By Nellie Curtiss …
Primetime January 27th on Rocky Mountain PBS, I caught the documentary EVA A-7063. As I watched the 2019 documentary of the aged survivor of the Holocaust, I thought I want to be more like her. Even though from 1944 to 1945 she and her identical sister were among 3000 subjected to Nazi doctor Mengele’s horrific twin experiments, she advocated for forgiveness.
Now deceased, she had long said, “I want my time on this earth to count for something.” (https://www.thestoryofeva.com/about-eva/eva-new-story/). Talking about her time as a nine-year-old imprisoned and tortured at the infamous death camp, she said, “At Auschwitz dying was so easy. Surviving was a full-time job.”
Eva went on to explain The Forgiveness Project (theforgivenessproject.com/stories-library/eva-kor/):
“In 1993 I was invited to lecture to some doctors in Boston and was asked if I could bring a Nazi doctor with me. I thought it was a mad request until I remembered that I’d once been in a documentary which had also featured a Dr Hans Munch from Auschwitz. I contacted him in Germany; and he said he would meet with me for a videotaped interview to take to the conference. In July 1993 I was on my way to meet this Nazi doctor. I was so scared but when I arrived at his home, he treated me with the utmost respect. I asked him if he’d seen the gas chambers. He said this was a nightmare he dealt with every day of his life. I was surprised that Nazis had nightmares too and asked him if he would come with me to Auschwitz to sign a document at the ruins of the gas chambers. He said that he would love to do it.”
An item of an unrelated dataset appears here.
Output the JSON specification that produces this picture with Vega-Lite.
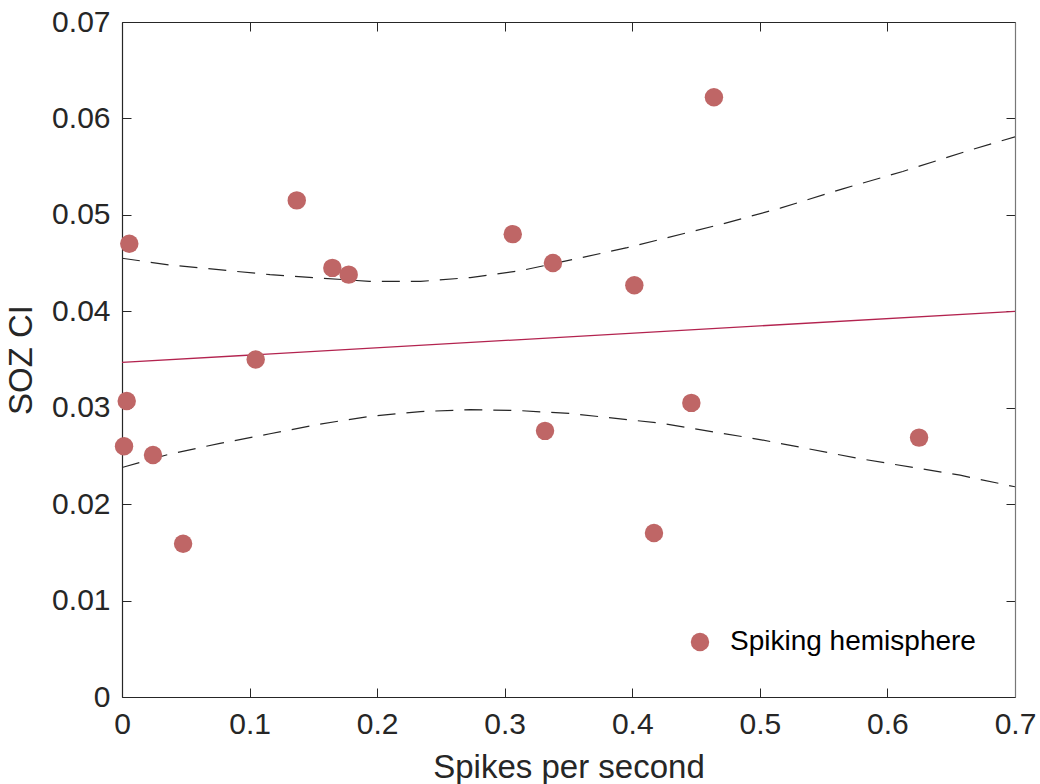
{
  "$schema": "https://vega.github.io/schema/vega-lite/v6.json",
  "width": 893,
  "height": 675,
  "autosize": "none",
  "padding": {"left": 122, "top": 22, "right": 25, "bottom": 87},
  "background": "white",
  "config": {
    "view": {"stroke": null},
    "font": "Liberation Sans",
    "axis": {
      "grid": false,
      "tickSize": -9,
      "tickColor": "#262626",
      "tickWidth": 1,
      "domainColor": "#262626",
      "domainWidth": 1.2,
      "labelColor": "#262626",
      "labelFontSize": 30,
      "labelFont": "Liberation Sans",
      "labelFlush": false,
      "titleFont": "Liberation Sans",
      "titleFontSize": 33,
      "titleFontWeight": "normal",
      "titleColor": "#262626"
    }
  },
  "datasets": {
    "pts": [
      {"rate": 0.0057, "ci": 0.0470, "series": "Spiking hemisphere"},
      {"rate": 0.137, "ci": 0.0515, "series": "Spiking hemisphere"},
      {"rate": 0.1649, "ci": 0.0445, "series": "Spiking hemisphere"},
      {"rate": 0.1777, "ci": 0.0438, "series": "Spiking hemisphere"},
      {"rate": 0.3063, "ci": 0.0480, "series": "Spiking hemisphere"},
      {"rate": 0.3378, "ci": 0.0450, "series": "Spiking hemisphere"},
      {"rate": 0.1048, "ci": 0.0350, "series": "Spiking hemisphere"},
      {"rate": 0.0037, "ci": 0.0307, "series": "Spiking hemisphere"},
      {"rate": 0.0016, "ci": 0.0260, "series": "Spiking hemisphere"},
      {"rate": 0.0243, "ci": 0.0251, "series": "Spiking hemisphere"},
      {"rate": 0.0479, "ci": 0.0159, "series": "Spiking hemisphere"},
      {"rate": 0.3316, "ci": 0.0276, "series": "Spiking hemisphere"},
      {"rate": 0.4463, "ci": 0.0305, "series": "Spiking hemisphere"},
      {"rate": 0.6248, "ci": 0.0269, "series": "Spiking hemisphere"},
      {"rate": 0.4016, "ci": 0.0427, "series": "Spiking hemisphere"},
      {"rate": 0.464, "ci": 0.0622, "series": "Spiking hemisphere"},
      {"rate": 0.417, "ci": 0.0170, "series": "Spiking hemisphere"}
    ],
    "fit": [
      {"rate": 0, "ci": 0.0347},
      {"rate": 0.7, "ci": 0.0400}
    ],
    "bounds": [
      {"rate": 0, "ci": 0.0455, "bound": "upper"},
      {"rate": 0.0376, "ci": 0.0448, "bound": "upper"},
      {"rate": 0.116, "ci": 0.0438, "bound": "upper"},
      {"rate": 0.194, "ci": 0.0431, "bound": "upper"},
      {"rate": 0.234, "ci": 0.0431, "bound": "upper"},
      {"rate": 0.273, "ci": 0.0435, "bound": "upper"},
      {"rate": 0.312, "ci": 0.0442, "bound": "upper"},
      {"rate": 0.351, "ci": 0.0453, "bound": "upper"},
      {"rate": 0.396, "ci": 0.0466, "bound": "upper"},
      {"rate": 0.469, "ci": 0.0490, "bound": "upper"},
      {"rate": 0.516, "ci": 0.0507, "bound": "upper"},
      {"rate": 0.565, "ci": 0.0527, "bound": "upper"},
      {"rate": 0.612, "ci": 0.0545, "bound": "upper"},
      {"rate": 0.662, "ci": 0.0566, "bound": "upper"},
      {"rate": 0.7, "ci": 0.0581, "bound": "upper"},
      {"rate": 0, "ci": 0.0238, "bound": "lower"},
      {"rate": 0.0376, "ci": 0.0252, "bound": "lower"},
      {"rate": 0.0768, "ci": 0.0263, "bound": "lower"},
      {"rate": 0.116, "ci": 0.0273, "bound": "lower"},
      {"rate": 0.155, "ci": 0.0283, "bound": "lower"},
      {"rate": 0.194, "ci": 0.0291, "bound": "lower"},
      {"rate": 0.234, "ci": 0.0296, "bound": "lower"},
      {"rate": 0.273, "ci": 0.0298, "bound": "lower"},
      {"rate": 0.312, "ci": 0.0297, "bound": "lower"},
      {"rate": 0.351, "ci": 0.0294, "bound": "lower"},
      {"rate": 0.422, "ci": 0.0284, "bound": "lower"},
      {"rate": 0.500, "ci": 0.0267, "bound": "lower"},
      {"rate": 0.579, "ci": 0.0247, "bound": "lower"},
      {"rate": 0.657, "ci": 0.0230, "bound": "lower"},
      {"rate": 0.7, "ci": 0.0218, "bound": "lower"}
    ]
  },
  "layer": [
    {
      "data": {"name": "bounds"},
      "mark": {"type": "line", "color": "#262626", "strokeWidth": 1.2, "strokeDash": [18, 11], "clip": true},
      "encoding": {
        "x": {"field": "rate", "type": "quantitative", "scale": {"domain": [0, 0.7], "nice": false, "zero": false},
              "axis": {"orient": "bottom", "values": [0, 0.1, 0.2, 0.3, 0.4, 0.5, 0.6, 0.7], "format": "~g", "title": "Spikes per second", "labelPadding": 21, "titlePadding": 12}},
        "y": {"field": "ci", "type": "quantitative", "scale": {"domain": [0, 0.07], "nice": false, "zero": false},
              "axis": {"orient": "left", "values": [0, 0.01, 0.02, 0.03, 0.04, 0.05, 0.06, 0.07], "format": "~g", "title": "SOZ CI", "labelPadding": 21, "titlePadding": 13}},
        "detail": {"field": "bound", "type": "nominal"}
      }
    },
    {
      "data": {"name": "fit"},
      "mark": {"type": "line", "color": "#b3234f", "strokeWidth": 1.3},
      "encoding": {
        "x": {"field": "rate", "type": "quantitative", "axis": null},
        "y": {"field": "ci", "type": "quantitative", "axis": null}
      }
    },
    {
      "data": {"name": "pts"},
      "mark": {"type": "point", "filled": true, "shape": "circle", "size": 340, "opacity": 1},
      "encoding": {
        "x": {"field": "rate", "type": "quantitative", "axis": null},
        "y": {"field": "ci", "type": "quantitative", "axis": null},
        "color": {"field": "series", "type": "nominal", "scale": {"range": ["#bf6666"]},
                  "legend": {"title": null, "orient": "none", "legendX": 564, "legendY": 606, "symbolSize": 340, "symbolType": "circle", "labelFontSize": 28, "labelFont": "Liberation Sans", "labelColor": "#000000", "labelOffset": 16, "labelLimit": 500, "symbolStrokeWidth": 0}}
      }
    },
    {
      "data": {"name": "fit"},
      "mark": {"type": "point", "opacity": 0},
      "encoding": {
        "x": {"field": "rate", "type": "quantitative",
              "axis": {"orient": "top", "values": [0, 0.1, 0.2, 0.3, 0.4, 0.5, 0.6, 0.7], "labels": false, "title": null}},
        "y": {"field": "ci", "type": "quantitative",
              "axis": {"orient": "right", "values": [0, 0.01, 0.02, 0.03, 0.04, 0.05, 0.06, 0.07], "labels": false, "title": null, "domainColor": "#777777"}}
      }
    }
  ],
  "resolve": {"axis": {"x": "independent", "y": "independent"}}
}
As I read further and watched interviews, I learned that when Dr.Munch and Eva met in Auschwitz on the 50th anniversary of the liberation, they signed the letter of forgiveness. She made the letter a gift for Dr. Munch as well.
Eva knew of what she talked about. She knew what it meant to forgive her enemy:The Nazis and The Angel of Death, Dr. Josef Mengele. She also said that forgiving was not for the offender, but for the survivor. She recognized that by her forgiving those who physically hurt her, who experimented on her with caustic substances, she was releasing that angst she carried in her veins and opening up her heart and mind to live beyond those horrors.
As a survivor of domestic violence, I recognized that I not only needed to leave the life filled with name calling, punches to the gut, slams into the wall, and hits with a hammer for my safety, but also for my spiritual well-being. I felt that in battling those midnight torments that I was turning into a monster, too. I needed to rescue myself and my baby from this mean onslaught. I was angry. I was depressed. And, I knew I didn’t want to turn into a mean spirited human.
Listening to Eva Kor’s story on Rocky Mountain PBS, I’m reminded of that personal journey that I took leaving the abuser behind. I’m reminded that forgiveness gives us our souls back from the brink of destruction. She also said, “Getting even never healed a single person.” So harboring revenge does not repair broken humanity.
We can all do this, forgive. We can forgive that person who back stabbed us at work, or the person we were when we did not measure up to family standards. We can forgive and in so doing, release that barbed wire holding us to murderous pain and Clint Eastwood like rage.
“This is why I am so passionate about forgiveness,” Eva said. “I realized that Hitler was an angry man who considered himself a victim. Anger is a seed for war. Forgiveness is a seed for peace. I forgave the Nazis, not because they deserve it, but because I deserve it.”